Cognitive distortions and gambling behaviours: State of the question

Abstract

Cognitive distortions are inherent to any gambling situation whatever the level of commitment of the gambler. Irrational beliefs lead the subject to overestimate his share of control over the game's outcome to the detriment of chance. Knowing the objective probability to win and having good numeric capacities of reasoning does not prevent the gamblers from developing these false beliefs. According to the concept of double switching proposed by Ladouceur and Sevigny (2005), irrational beliefs would coexist with objective knowledge on the game and would bustle in situation of gambling. The progress and the outcome of the game influence the development and the maintenance of cognitive distortions, which influences the subject's practice of gambling. Pathological gambling, repeated and persistent gambling behavior, is characterized in particular by the presence of cognitive distortions, leading the subject to maintain, even to increase his gambling practice. Indeed, if cognitive distortions are present in any situation of gambling, it seems nevertheless that it is more frequent and more intense in problem and pathological gamblers. Cognitive distortions, in particular illusion of control, thus lead to a more important practice of gambling and a financial risk-taking, favoring the installation and the preservation of problem gambling. Certain factors seem to influence cognitive distortions.
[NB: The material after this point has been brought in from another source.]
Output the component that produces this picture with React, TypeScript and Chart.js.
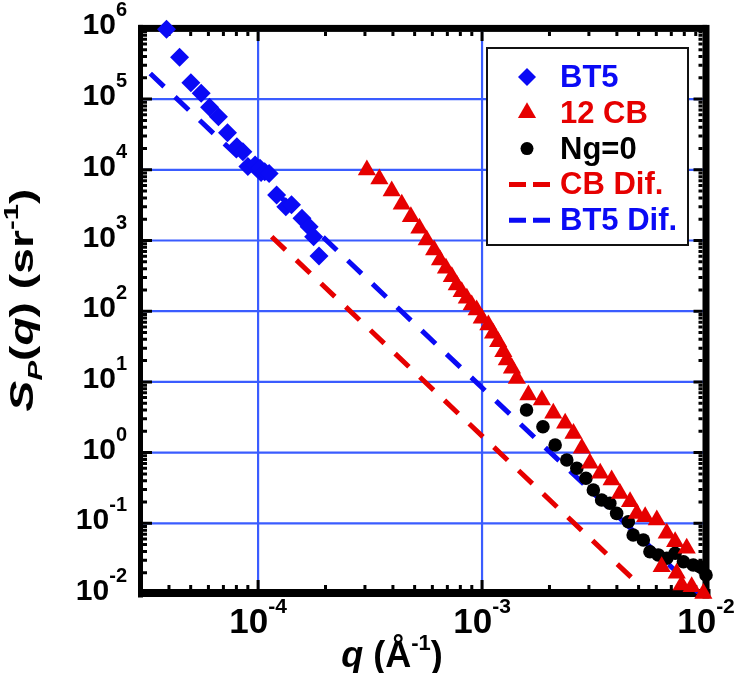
import React, { useEffect, useRef } from 'react';
import { Chart, registerables } from 'chart.js';

Chart.register(...registerables);

// ---- data ----
const bt5Q = [3.9e-5, 4.46e-5, 5.01e-5, 5.57e-5, 6.07e-5, 6.65e-5, 7.3e-5, 8.04e-5, 8.55e-5, 9.0e-5, 9.7e-5, 1.02e-4, 1.07e-4, 1.12e-4, 1.21e-4, 1.33e-4, 1.41e-4, 1.57e-4, 1.69e-4, 1.77e-4, 1.87e-4];
const bt5S = [9.7e5, 3.9e5, 1.71e5, 1.21e5, 7.66e4, 5.64e4, 3.35e4, 2.12e4, 1.8e4, 1.11e4, 1.17e4, 1.05e4, 9.4e3, 8.9e3, 4.4e3, 3.0e3, 3.2e3, 2.06e3, 1.57e3, 1.13e3, 604];

const cbQ = [3.06e-4, 3.48e-4, 3.95e-4, 4.38e-4, 4.81e-4, 5.25e-4, 5.66e-4, 6.11e-4, 6.49e-4, 6.9e-4, 7.33e-4, 7.71e-4, 8.11e-4, 8.55e-4, 8.99e-4, 9.46e-4, 9.97e-4, 1.067e-3, 1.12e-3, 1.18e-3, 1.245e-3, 1.29e-3, 1.36e-3, 1.43e-3, 1.61e-3, 1.85e-3, 2.08e-3, 2.35e-3, 2.56e-3, 2.79e-3, 3.03e-3, 3.37e-3, 3.79e-3, 4.13e-3, 4.58e-3, 4.91e-3, 5.35e-3, 6.03e-3, 6.34e-3, 6.68e-3, 7.28e-3, 7.4e-3, 7.78e-3, 8.2e-3, 8.63e-3, 9.73e-3];
const cbS = [9.93e3, 7.41e3, 5.01e3, 3.25e3, 2.17e3, 1.49e3, 1.02e3, 734, 530, 404, 308, 235, 189, 152, 122, 104, 79.4, 63.8, 48.7, 37.0, 26.7, 20.4, 15.6, 11.2, 6.53, 5.55, 3.6, 2.6, 1.87, 1.15, 0.707, 0.509, 0.409, 0.265, 0.202, 0.138, 0.124, 0.111, 0.0243, 0.0723, 0.055, 0.0196, 0.0134, 0.0443, 0.0127, 0.0102];

const ngQ = [1.58e-3, 1.87e-3, 2.12e-3, 2.39e-3, 2.65e-3, 2.91e-3, 3.14e-3, 3.42e-3, 3.72e-3, 3.99e-3, 4.5e-3, 4.73e-3, 5.25e-3, 5.62e-3, 6.12e-3, 6.68e-3, 7.28e-3, 7.93e-3, 8.77e-3, 9.4e-3, 1.0e-2];
const ngS = [4.0, 2.32, 1.28, 0.785, 0.6, 0.433, 0.296, 0.214, 0.192, 0.138, 0.105, 0.0684, 0.058, 0.0396, 0.0357, 0.032, 0.0377, 0.0286, 0.0257, 0.0243, 0.0186];

const cbDifQ = [1.15e-4, 4.9e-3];
const cbDifS = [1130, 0.0146];

const bt5DifQ = [3.3e-5, 9.3e-3];
const bt5DifS = [2.3e5, 0.0103];

const seriesLabels = ['BT5', '12 CB', 'Ng=0', 'CB Dif.', 'BT5 Dif.'];

const xRange = [3e-5, 1e-2];
const yRange = [1e-2, 1e6];
const xTickExps = ['-4', '-3', '-2'];
const yTickExps = ['-2', '-1', '0', '1', '2', '3', '4', '5', '6'];

const BLUE = '#0a0af5';
const RED = '#e60000';
const GRID = '#3a5cff';
const FONT = '"Liberation Sans", Arial, sans-serif';

const toPts = (q: number[], s: number[]) => q.map((v, i) => ({ x: v, y: s[i] }));

type Part = { t: string; size: number; italic?: boolean; dy?: number };

function richWidth(ctx: CanvasRenderingContext2D, parts: Part[]) {
  let w = 0;
  for (const p of parts) {
    ctx.font = `${p.italic ? 'italic ' : ''}bold ${p.size}px ${FONT}`;
    w += ctx.measureText(p.t).width;
  }
  return w;
}

function drawRich(ctx: CanvasRenderingContext2D, parts: Part[], x: number, y: number, align: 'left' | 'center' | 'right') {
  const w = richWidth(ctx, parts);
  let cx = align === 'left' ? x : align === 'center' ? x - w / 2 : x - w;
  ctx.textAlign = 'left';
  ctx.textBaseline = 'alphabetic';
  for (const p of parts) {
    ctx.font = `${p.italic ? 'italic ' : ''}bold ${p.size}px ${FONT}`;
    ctx.fillText(p.t, cx, y + (p.dy || 0));
    cx += ctx.measureText(p.t).width;
  }
}

const decor = {
  id: 'decor',
  beforeDatasetsDraw(chart: any) {
    const { ctx, chartArea: a, scales } = chart;
    const xs = scales.x;
    const ys = scales.y;
    ctx.save();
    // grid
    ctx.strokeStyle = GRID;
    ctx.lineWidth = 2.2;
    for (const e of xTickExps) {
      const px = xs.getPixelForValue(Math.pow(10, Number(e)));
      if (px > a.left + 4 && px < a.right - 4) {
        ctx.beginPath();
        ctx.moveTo(px, a.top);
        ctx.lineTo(px, a.bottom);
        ctx.stroke();
      }
    }
    for (const e of yTickExps) {
      const py = ys.getPixelForValue(Math.pow(10, Number(e)));
      if (py > a.top + 4 && py < a.bottom - 4) {
        ctx.beginPath();
        ctx.moveTo(a.left, py);
        ctx.lineTo(a.right, py);
        ctx.stroke();
      }
    }
    // frame
    ctx.fillStyle = '#000';
    const wl = 5, wt = 7, wr = 7, wb = 8;
    ctx.fillRect(a.left - wl / 2 - 0.5, a.top - wt / 2, wl, a.bottom - a.top + wt);
    ctx.fillRect(a.right - wr / 2, a.top - wt / 2, wr, a.bottom - a.top + wb);
    ctx.fillRect(a.left - wl / 2, a.top - wt / 2, a.right - a.left + wr / 2, wt);
    ctx.fillRect(a.left - wl / 2, a.bottom - wb / 2 - 1, a.right - a.left + wr, wb);
    // ticks
    ctx.lineWidth = 3;
    ctx.strokeStyle = '#000';
    const minor = 4, major = 9;
    const lx = a.left + wl / 2 - 0.5, rx = a.right - wr / 2, ty = a.top + wt / 2, by = a.bottom + wb / 2 - 1 - wb;
    for (let d = -5; d <= -2; d++) {
      for (let m = 1; m <= 9; m++) {
        const v = m * Math.pow(10, d);
        if (v <= xRange[0] * 1.01 || v >= xRange[1] * 0.99) continue;
        const px = xs.getPixelForValue(v);
        const len = m === 1 ? major : minor;
        ctx.beginPath();
        ctx.moveTo(px, by);
        ctx.lineTo(px, by - len);
        ctx.moveTo(px, ty);
        ctx.lineTo(px, ty + len);
        ctx.stroke();
      }
    }
    for (let d = -2; d <= 5; d++) {
      for (let m = 1; m <= 9; m++) {
        const v = m * Math.pow(10, d);
        if (v <= yRange[0] * 1.01 || v >= yRange[1] * 0.99) continue;
        const py = ys.getPixelForValue(v);
        const len = m === 1 ? major : minor;
        ctx.beginPath();
        ctx.moveTo(lx, py);
        ctx.lineTo(lx + len, py);
        ctx.moveTo(rx, py);
        ctx.lineTo(rx - len, py);
        ctx.stroke();
      }
    }
    ctx.restore();
  },
  afterDatasetsDraw(chart: any) {
    const { ctx, chartArea: a, scales } = chart;
    const xs = scales.x;
    const ys = scales.y;
    ctx.save();
    ctx.fillStyle = '#000';
    // y tick labels
    for (const e of yTickExps) {
      const py = ys.getPixelForValue(Math.pow(10, Number(e)));
      drawRich(ctx, [{ t: '10', size: 30 }, { t: e, size: 20, dy: -18 }], 127, py + 6, 'right');
    }
    // x tick labels
    for (const e of xTickExps) {
      const px = xs.getPixelForValue(Math.pow(10, Number(e)));
      drawRich(ctx, [{ t: '10', size: 35 }, { t: e, size: 21, dy: -20 }], px, a.bottom + 39, 'center');
    }
    // x title
    drawRich(ctx, [
      { t: 'q', size: 36, italic: true },
      { t: ' (Å', size: 36 },
      { t: '-1', size: 22, dy: -17 },
      { t: ')', size: 36 },
    ], 392, 667, 'center');
    // y title (stretched along its length as in the reference)
    ctx.save();
    ctx.translate(33, 300);
    ctx.rotate(-Math.PI / 2);
    ctx.scale(1.4, 1);
    drawRich(ctx, [
      { t: 'S', size: 33, italic: true },
      { t: 'P', size: 21, italic: true, dy: 9 },
      { t: '(', size: 33 },
      { t: 'q', size: 33, italic: true },
      { t: ') (sr', size: 33 },
      { t: '-1', size: 21, dy: -15 },
      { t: ')', size: 33 },
    ], 0, 0, 'center');
    ctx.restore();

    // legend
    const bx = 487, bt = 48, bw = 201, bh = 197;
    ctx.fillStyle = '#fff';
    ctx.fillRect(bx, bt, bw, bh);
    ctx.strokeStyle = '#111';
    ctx.lineWidth = 2;
    ctx.strokeRect(bx, bt, bw, bh);
    const ds = chart.data.datasets;
    for (let i = 0; i < ds.length; i++) {
      const d = ds[i];
      const base = 87 + i * 35.8;
      const cy = base - 10;
      const mx = 527;
      const col = d.showLine ? d.borderColor : d.backgroundColor;
      ctx.fillStyle = col;
      ctx.strokeStyle = col;
      if (d.showLine) {
        ctx.lineWidth = 5;
        ctx.setLineDash([17, 7]);
        ctx.beginPath();
        ctx.moveTo(509, cy);
        ctx.lineTo(553, cy);
        ctx.stroke();
        ctx.setLineDash([]);
      } else if (d.pointStyle === 'rectRot') {
        const r = 9;
        ctx.beginPath();
        ctx.moveTo(mx - r, cy);
        ctx.lineTo(mx, cy - r);
        ctx.lineTo(mx + r, cy);
        ctx.lineTo(mx, cy + r);
        ctx.closePath();
        ctx.fill();
      } else if (d.pointStyle === 'triangle') {
        const r = 10.5;
        ctx.beginPath();
        ctx.moveTo(mx, cy - r);
        ctx.lineTo(mx + r * 0.866, cy + r * 0.5);
        ctx.lineTo(mx - r * 0.866, cy + r * 0.5);
        ctx.closePath();
        ctx.fill();
      } else {
        ctx.beginPath();
        ctx.arc(mx, cy, 6.5, 0, Math.PI * 2);
        ctx.fill();
      }
      ctx.fillStyle = col;
      drawRich(ctx, [{ t: d.label, size: 31 }], 560, base, 'left');
    }
    ctx.restore();
  },
};

export default function App() {
  const ref = useRef<HTMLCanvasElement | null>(null);
  useEffect(() => {
    if (!ref.current) return;
    const chart = new Chart(ref.current, {
      type: 'scatter',
      data: {
        datasets: [
          { label: seriesLabels[0], data: toPts(bt5Q, bt5S), pointStyle: 'rectRot', pointRadius: 9.5, backgroundColor: BLUE, borderColor: BLUE, borderWidth: 0, clip: false } as any,
          { label: seriesLabels[1], data: toPts(cbQ, cbS), pointStyle: 'triangle', pointRadius: 10.5, backgroundColor: RED, borderColor: RED, borderWidth: 0, clip: false } as any,
          { label: seriesLabels[2], data: toPts(ngQ, ngS), pointStyle: 'circle', pointRadius: 6.8, backgroundColor: '#000', borderColor: '#000', borderWidth: 0, clip: false } as any,
          { label: seriesLabels[3], data: toPts(cbDifQ, cbDifS), showLine: true, borderColor: RED, backgroundColor: RED, borderWidth: 5, borderDash: [19, 15], pointRadius: 0 } as any,
          { label: seriesLabels[4], data: toPts(bt5DifQ, bt5DifS), showLine: true, borderColor: BLUE, backgroundColor: BLUE, borderWidth: 5, borderDash: [19, 15], pointRadius: 0 } as any,
        ],
      },
      options: {
        responsive: false,
        animation: false,
        devicePixelRatio: 1,
        events: [],
        layout: { padding: { left: 141, right: 28, top: 28.4, bottom: 79 } },
        scales: {
          x: { type: 'logarithmic', min: xRange[0], max: xRange[1], display: false },
          y: { type: 'logarithmic', min: yRange[0], max: yRange[1], display: false },
        },
        plugins: { legend: { display: false }, tooltip: { enabled: false } },
      },
      plugins: [decor],
    });
    return () => chart.destroy();
  }, []);
  return (
    <canvas
      ref={ref}
      width={734}
      height={673}
      style={{ position: 'fixed', left: 0, top: 0, width: 734, height: 673, background: '#fff' }}
    />
  );
}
There is a gender effect: women would present fewer irrational beliefs than men. Depression, anxiety and stress would also favor the development of these beliefs in situation of gambling. Several methods exist to estimate cognitive distortions in gamblers. The first researches are based on assessment made by others (observation and analysis of gambler's verbalizations). Afterward, several self-report scales were created. At the moment, none of these scales has been validated in French language. The identification of gambling related cognitive distortions permit to elaborate adapted modes of treatment. So, the cognitive therapy suggests identifying and restructuring the beliefs to bring the subject to change his gambling behavior. In spite of the current knowledge on cognitive distortions, certain questions remain open, in particular about the implication of theses beliefs in games implying a part of strategy, in which the subject has effectively a certain control over the game.